Over the past year, Republican super PACs and campaign committees have spent millions of dollars in an attempt to keep Donald Trump from becoming their party’s general election candidate. That attempt failed, and Trump is the presumptive nominee.
As a result, the forces that once opposed Trump have been left with no clear mission — and millions in unspent funds. The dilemma applies to both anti-Trump super PACs and the campaign committees for his former opponents. A handful of his former opponents ended their campaigns with millions of dollars in cash still at their disposal. By the end of March (the latest month for which data is available), the defunct Marco Rubio campaign still had nearly $3.75 million on hand, according to data provided to International Business Times by the Center for Responsive Politics. Rubio dropped out in the middle of that month.
Ben Carson, who exited the race at the beginning of March, closed out that month with $3.37 million in the bank. It’s not clear how much Ted Cruz had left by the time he ended his campaign this week, but at the end of March he still had $8.8 million lying around.
But the real money is in the anti-Trump super PACs that have lost their mission. Right to Rise, the super PAC that supported Jeb Bush’s candidacy until he dropped out in late February, closed out March with $17.3 million on hand. The pro-Rubio Conservative Solutions PAC ended that month with nearly $2 million available. Three similarly named pro-Cruz super PACs — Keep the Promise I, Keep the Promise II and Keep the Promise III — collectively boasted nearly $19 million on hand at the end of March. It’s not known how much they currently have in reserve.
So what happens to all that money? The Sunlight Foundation’s Libby Watson, who has been researching the flow of money from defunct campaigns, said former candidates have a number of options for disposing of that leftover cash. Super PACs have even more options.
“There are rules about what candidate committees can do with the money, but there aren’t really the same rules with super PACs,” Watson told IBT. “They could do what they like with it.”
Campaign committees can use their leftover money to do things like paying off their (frequently prodigious) debts or supporting other campaigns, but they remain subject to the relatively tight federal rules governing campaign finance. Super PACs exist in a considerably more permissive legal ecosystem.
That isn’t to say that super PACs operate without constraints. But those constraints tend to be more political than legal, Watson said.
“The people who run super PACs work in [Washington] D.C. and they’ve got to maintain their relationships with donors,” she told IBT. “They do have to be somewhat open and honest so as not to upset the people who gave them money.”
That means a super PAC that raised money by opposing Trump is not likely to turn around and start spending big on pro-Trump ads, if only because that would alienate contributors. If a super PAC does find a new mission, it’s likely to be more closely aligned with the old mission.

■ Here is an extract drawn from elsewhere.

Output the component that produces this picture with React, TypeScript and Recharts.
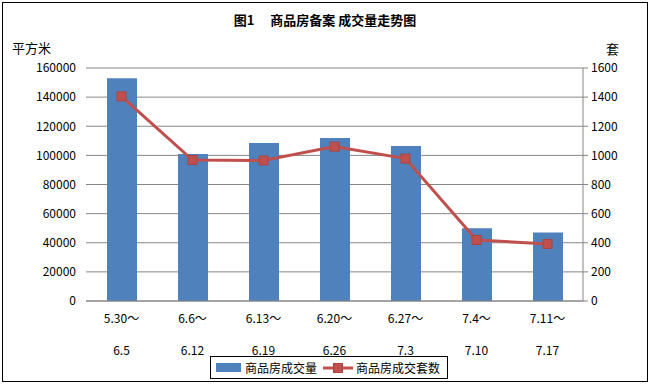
import React from 'react';
import { ComposedChart, Bar, Line, XAxis, YAxis, CartesianGrid } from 'recharts';

const periodStart = ['5.30～', '6.6～', '6.13～', '6.20～', '6.27～', '7.4～', '7.11～'];
const periodEnd = ['6.5', '6.12', '6.19', '6.26', '7.3', '7.10', '7.17'];
const areaSold = [153000, 101000, 108500, 112000, 106500, 50000, 47000];
const unitsSold = [1405, 968, 965, 1060, 978, 419, 392];
const leftTicks = [0, 20000, 40000, 60000, 80000, 100000, 120000, 140000, 160000];
const rightTicks = [0, 200, 400, 600, 800, 1000, 1200, 1400, 1600];
const seriesNames = ['商品房成交量', '商品房成交套数'];

const data = periodStart.map((s, i) => ({
  period: s,
  area: areaSold[i],
  units: unitsSold[i],
}));

const FONT = '"Noto Sans CJK SC", "Noto Sans", sans-serif';
const BLUE = '#4F81BD';
const RED = '#C0504D';
const GRID = '#868686';

const PeriodTick = (props: any) => {
  const { x, y, payload } = props;
  const i = payload.index;
  return (
    <g transform={`translate(${x},${y})`}>
      <text x={0} y={14} textAnchor="middle" fontSize={12} fill="#000" fontFamily={FONT}>
        {periodStart[i]}
      </text>
      <text x={0} y={46} textAnchor="middle" fontSize={12} fill="#000" fontFamily={FONT}>
        {periodEnd[i]}
      </text>
    </g>
  );
};

const SquareDot = (props: any) => {
  const { cx, cy } = props;
  if (cx == null || cy == null) return null;
  return <rect x={cx - 4.5} y={cy - 4.5} width={9} height={9} fill={RED} stroke="#A94440" strokeWidth={1} />;
};

export default function App() {
  return (
    <div style={{ position: 'absolute', left: 0, top: 0, width: 650, height: 384, background: '#fff', fontFamily: FONT }}>
      <div
        style={{
          position: 'absolute', left: 2, top: 2, width: 646, height: 380,
          border: '1px solid #000', boxSizing: 'border-box',
        }}
      />
      <div style={{ position: 'absolute', left: 0, width: 650, top: 10, textAlign: 'center', fontSize: 13, fontWeight: 'bold', color: '#000' }}>
        图1　 商品房备案 成交量走势图
      </div>
      <div style={{ position: 'absolute', left: 12, top: 38, fontSize: 13, color: '#000' }}>平方米</div>
      <div style={{ position: 'absolute', left: 606, top: 39, fontSize: 13, color: '#000' }}>套</div>

      <ComposedChart
        width={650}
        height={384}
        data={data}
        margin={{ top: 68, right: 7, left: 0, bottom: 23 }}
        style={{ position: 'absolute', left: 0, top: 0 }}
      >
        <CartesianGrid yAxisId="left" vertical={false} stroke={GRID} strokeWidth={1} />
        <XAxis
          dataKey="period"
          height={60}
          tick={<PeriodTick />}
          tickLine={false}
          axisLine={{ stroke: GRID }}
          interval={0}
        />
        <YAxis
          yAxisId="left"
          width={86}
          domain={[0, 160000]}
          ticks={leftTicks}
          axisLine={false}
          tickLine={false}
          tickSize={8}
          tickMargin={2}
          tick={{ fontSize: 12, fill: '#000', fontFamily: FONT }}
        />
        <YAxis
          yAxisId="right"
          orientation="right"
          width={60}
          domain={[0, 1600]}
          ticks={rightTicks}
          axisLine={{ stroke: GRID }}
          tickLine={{ stroke: GRID }}
          tickSize={5}
          tickMargin={3}
          tick={{ fontSize: 12, fill: '#000', fontFamily: FONT, textAnchor: 'start' }}
        />
        <Bar yAxisId="left" dataKey="area" name={seriesNames[0]} fill={BLUE} barSize={30} isAnimationActive={false} />
        <Line
          yAxisId="right"
          dataKey="units"
          name={seriesNames[1]}
          type="linear"
          stroke={RED}
          strokeWidth={3}
          dot={<SquareDot />}
          activeDot={false}
          isAnimationActive={false}
        />
      </ComposedChart>

      <div
        style={{
          position: 'absolute', left: 210, top: 356, width: 238, height: 23,
          border: '1px solid #000', boxSizing: 'border-box', display: 'flex', alignItems: 'center',
          fontSize: 12, color: '#000', paddingLeft: 5,
        }}
      >
        <span style={{ display: 'inline-block', width: 25, height: 9, background: BLUE, marginRight: 4 }} />
        <span>{seriesNames[0]}</span>
        <svg width={30} height={12} style={{ margin: '0 3px 0 6px' }}>
          <line x1={0} y1={6} x2={30} y2={6} stroke={RED} strokeWidth={3} />
          <rect x={10.5} y={1.5} width={9} height={9} fill={RED} stroke="#A94440" />
        </svg>
        <span>{seriesNames[1]}</span>
      </div>
    </div>
  );
}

For example, after Carly Fiorina exited the Republican primary in February, the pro-Fiorina super PAC Carly for America retooled to support downticket “conservative outsiders.” Similarly, the super PAC that backed up Lindsey Graham’s short-lived presidential campaign pivoted to support Senate Republicans after he dropped out in December.
Other super PACs just opt to refund some of their donations. When Texas Gov. Rick Perry ended his campaign in September, the two main super PACs behind him started returning $13 million in contributions. Last month, the pro-Jeb Bush super PAC Right to Rise announced plans to give back $12 million.
It remains to be seen whether any of the money returned to donors will eventually find its way into the coffers of pro-Trump super PACs. Now that the presumptive nominee is gearing up for the general election, he has been courting the large donors whom he avoided in the primary. One billionaire, casino mogul Sheldon Adelson, announced his support Thursday evening.